***** Data

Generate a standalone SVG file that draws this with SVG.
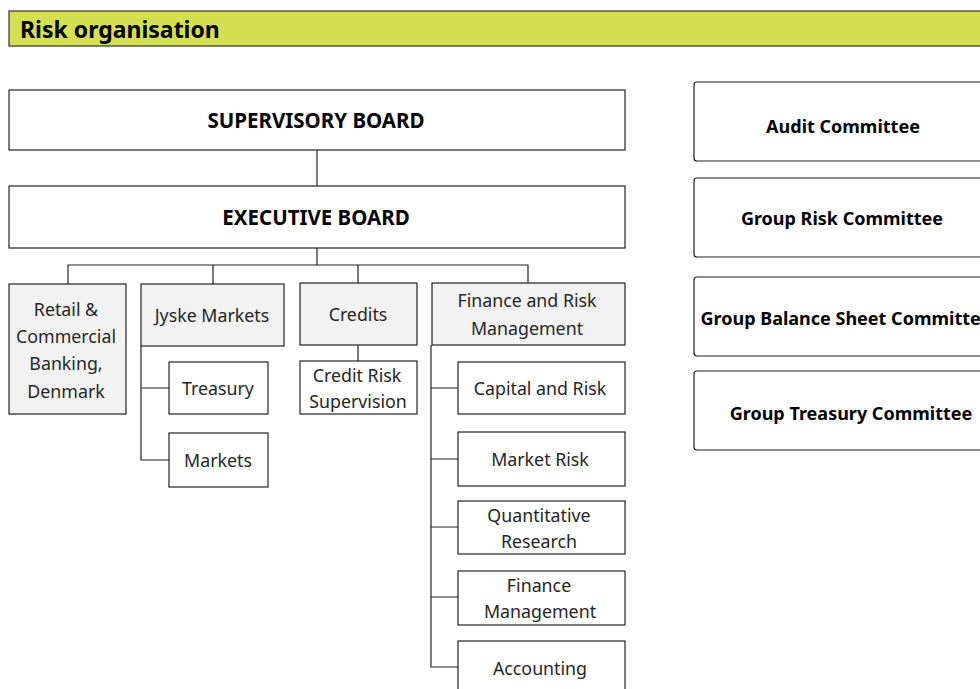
<svg xmlns="http://www.w3.org/2000/svg" width="980" height="689" viewBox="0 0 980 689">
  <style>
    .box { fill: #ffffff; stroke: #222222; stroke-width: 1.2; }
    .unit { fill: #f2f2f2; stroke: #222222; stroke-width: 1.2; }
    .cmt { fill: #ffffff; stroke: #222222; stroke-width: 1.2; }
    .t { font-family: "Noto Sans", "Open Sans", "Liberation Sans", sans-serif; font-size: 17.8px; fill: #262626; text-anchor: middle; }
    .b { font-family: "Noto Sans", "Open Sans", "Liberation Sans", sans-serif; font-size: 18px; font-weight: bold; fill: #000000; text-anchor: middle; }
    .caps { font-size: 20.5px; }
    .conn { fill: none; stroke: #222222; stroke-width: 1.2; }
  </style>
  <rect width="980" height="689" fill="#ffffff"/>

  <!-- title bar -->
  <g id="title">
    <rect x="9" y="11" width="980" height="35" fill="#d4e04f" stroke="#333333" stroke-width="1.2"/>
    <text x="20" y="38" font-family="Noto Sans, Open Sans, Liberation Sans, sans-serif" font-size="23" font-weight="bold" fill="#000">Risk organisation</text>
  </g>

  <!-- connectors -->
  <g id="connectors">
    <path class="conn" d="M317 150 V186"/>
    <path class="conn" d="M317 248 V265 M68 284 V265 H528 V283 M213 265 V284 M358 265 V283"/>
    <path class="conn" d="M141 346 V460 H169 M141 388 H169"/>
    <path class="conn" d="M358 345 V361"/>
    <path class="conn" d="M431 345 V667 H458 M431 388 H458 M431 459 H458 M431 527 H458 M431 597 H458"/>
  </g>

  <g id="supervisory-board">
    <rect class="box" x="9" y="90" width="616" height="60"/>
    <text class="b caps" x="316" y="128">SUPERVISORY BOARD</text>
  </g>
  <g id="executive-board">
    <rect class="box" x="9" y="186" width="616" height="62"/>
    <text class="b caps" x="316" y="225">EXECUTIVE BOARD</text>
  </g>

  <g id="retail">
    <rect class="unit" x="9" y="284" width="117" height="130"/>
    <text class="t" x="66" y="316">Retail &amp;</text>
    <text class="t" x="66" y="343">Commercial</text>
    <text class="t" x="66" y="370">Banking,</text>
    <text class="t" x="66" y="398">Denmark</text>
  </g>
  <g id="jyske-markets">
    <rect class="unit" x="141" y="284" width="143" height="62"/>
    <text class="t" x="212" y="322">Jyske Markets</text>
  </g>
  <g id="treasury">
    <rect class="box" x="169" y="362" width="99" height="52"/>
    <text class="t" x="218" y="395">Treasury</text>
  </g>
  <g id="markets">
    <rect class="box" x="169" y="433" width="99" height="54"/>
    <text class="t" x="218" y="467">Markets</text>
  </g>
  <g id="credits">
    <rect class="unit" x="300" y="283" width="117" height="62"/>
    <text class="t" x="358" y="321">Credits</text>
  </g>
  <g id="credit-risk-supervision">
    <rect class="box" x="300" y="361" width="117" height="53"/>
    <text class="t" x="357" y="382">Credit Risk</text>
    <text class="t" x="358" y="408">Supervision</text>
  </g>
  <g id="finance-risk">
    <rect class="unit" x="432" y="283" width="193" height="62"/>
    <text class="t" x="527" y="307">Finance and Risk</text>
    <text class="t" x="527" y="335">Management</text>
  </g>
  <g id="capital-risk">
    <rect class="box" x="458" y="362" width="167" height="52"/>
    <text class="t" x="540" y="395">Capital and Risk</text>
  </g>
  <g id="market-risk">
    <rect class="box" x="458" y="432" width="167" height="54"/>
    <text class="t" x="540" y="466">Market Risk</text>
  </g>
  <g id="quantitative-research">
    <rect class="box" x="458" y="501" width="167" height="53"/>
    <text class="t" x="539" y="522">Quantitative</text>
    <text class="t" x="539" y="548">Research</text>
  </g>
  <g id="finance-management">
    <rect class="box" x="458" y="571" width="167" height="54"/>
    <text class="t" x="539" y="592">Finance</text>
    <text class="t" x="540" y="618">Management</text>
  </g>
  <g id="accounting">
    <rect class="box" x="458" y="641" width="167" height="60"/>
    <text class="t" x="540" y="675">Accounting</text>
  </g>

  <g id="audit-committee">
    <rect class="cmt" x="694" y="82" width="300" height="79" rx="3"/>
    <text class="b" x="843" y="133">Audit Committee</text>
  </g>
  <g id="group-risk-committee">
    <rect class="cmt" x="694" y="178" width="300" height="79" rx="3"/>
    <text class="b" x="842" y="225">Group Risk Committee</text>
  </g>
  <g id="group-balance-sheet-committee">
    <rect class="cmt" x="694" y="277" width="300" height="79" rx="3"/>
    <text class="b" x="846" y="325">Group Balance Sheet Committee</text>
  </g>
  <g id="group-treasury-committee">
    <rect class="cmt" x="694" y="371" width="300" height="79" rx="3"/>
    <text class="b" x="851" y="420">Group Treasury Committee</text>
  </g>
</svg>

**********

**Exercise instructions**
Skip the images and write out the rest of the listing exactly.

**Solution to this problem**
Generate a standalone SVG file that draws this with SVG.
<svg xmlns="http://www.w3.org/2000/svg" width="980" height="689" viewBox="0 0 980 689">
  <style>
    .box { fill: #ffffff; stroke: #222222; stroke-width: 1.2; }
    .unit { fill: #f2f2f2; stroke: #222222; stroke-width: 1.2; }
    .cmt { fill: #ffffff; stroke: #222222; stroke-width: 1.2; }
    .t { font-family: "Noto Sans", "Open Sans", "Liberation Sans", sans-serif; font-size: 17.8px; fill: #262626; text-anchor: middle; }
    .b { font-family: "Noto Sans", "Open Sans", "Liberation Sans", sans-serif; font-size: 18px; font-weight: bold; fill: #000000; text-anchor: middle; }
    .caps { font-size: 20.5px; }
    .conn { fill: none; stroke: #222222; stroke-width: 1.2; }
  </style>
  <rect width="980" height="689" fill="#ffffff"/>

  <!-- title bar -->
  <g id="title">
    <rect x="9" y="11" width="980" height="35" fill="#d4e04f" stroke="#333333" stroke-width="1.2"/>
    <text x="20" y="38" font-family="Noto Sans, Open Sans, Liberation Sans, sans-serif" font-size="23" font-weight="bold" fill="#000">Risk organisation</text>
  </g>

  <!-- connectors -->
  <g id="connectors">
    <path class="conn" d="M317 150 V186"/>
    <path class="conn" d="M317 248 V265 M68 284 V265 H528 V283 M213 265 V284 M358 265 V283"/>
    <path class="conn" d="M141 346 V460 H169 M141 388 H169"/>
    <path class="conn" d="M358 345 V361"/>
    <path class="conn" d="M431 345 V667 H458 M431 388 H458 M431 459 H458 M431 527 H458 M431 597 H458"/>
  </g>

  <g id="supervisory-board">
    <rect class="box" x="9" y="90" width="616" height="60"/>
    <text class="b caps" x="316" y="128">SUPERVISORY BOARD</text>
  </g>
  <g id="executive-board">
    <rect class="box" x="9" y="186" width="616" height="62"/>
    <text class="b caps" x="316" y="225">EXECUTIVE BOARD</text>
  </g>

  <g id="retail">
    <rect class="unit" x="9" y="284" width="117" height="130"/>
    <text class="t" x="66" y="316">Retail &amp;</text>
    <text class="t" x="66" y="343">Commercial</text>
    <text class="t" x="66" y="370">Banking,</text>
    <text class="t" x="66" y="398">Denmark</text>
  </g>
  <g id="jyske-markets">
    <rect class="unit" x="141" y="284" width="143" height="62"/>
    <text class="t" x="212" y="322">Jyske Markets</text>
  </g>
  <g id="treasury">
    <rect class="box" x="169" y="362" width="99" height="52"/>
    <text class="t" x="218" y="395">Treasury</text>
  </g>
  <g id="markets">
    <rect class="box" x="169" y="433" width="99" height="54"/>
    <text class="t" x="218" y="467">Markets</text>
  </g>
  <g id="credits">
    <rect class="unit" x="300" y="283" width="117" height="62"/>
    <text class="t" x="358" y="321">Credits</text>
  </g>
  <g id="credit-risk-supervision">
    <rect class="box" x="300" y="361" width="117" height="53"/>
    <text class="t" x="357" y="382">Credit Risk</text>
    <text class="t" x="358" y="408">Supervision</text>
  </g>
  <g id="finance-risk">
    <rect class="unit" x="432" y="283" width="193" height="62"/>
    <text class="t" x="527" y="307">Finance and Risk</text>
    <text class="t" x="527" y="335">Management</text>
  </g>
  <g id="capital-risk">
    <rect class="box" x="458" y="362" width="167" height="52"/>
    <text class="t" x="540" y="395">Capital and Risk</text>
  </g>
  <g id="market-risk">
    <rect class="box" x="458" y="432" width="167" height="54"/>
    <text class="t" x="540" y="466">Market Risk</text>
  </g>
  <g id="quantitative-research">
    <rect class="box" x="458" y="501" width="167" height="53"/>
    <text class="t" x="539" y="522">Quantitative</text>
    <text class="t" x="539" y="548">Research</text>
  </g>
  <g id="finance-management">
    <rect class="box" x="458" y="571" width="167" height="54"/>
    <text class="t" x="539" y="592">Finance</text>
    <text class="t" x="540" y="618">Management</text>
  </g>
  <g id="accounting">
    <rect class="box" x="458" y="641" width="167" height="60"/>
    <text class="t" x="540" y="675">Accounting</text>
  </g>

  <g id="audit-committee">
    <rect class="cmt" x="694" y="82" width="300" height="79" rx="3"/>
    <text class="b" x="843" y="133">Audit Committee</text>
  </g>
  <g id="group-risk-committee">
    <rect class="cmt" x="694" y="178" width="300" height="79" rx="3"/>
    <text class="b" x="842" y="225">Group Risk Committee</text>
  </g>
  <g id="group-balance-sheet-committee">
    <rect class="cmt" x="694" y="277" width="300" height="79" rx="3"/>
    <text class="b" x="846" y="325">Group Balance Sheet Committee</text>
  </g>
  <g id="group-treasury-committee">
    <rect class="cmt" x="694" y="371" width="300" height="79" rx="3"/>
    <text class="b" x="851" y="420">Group Treasury Committee</text>
  </g>
</svg>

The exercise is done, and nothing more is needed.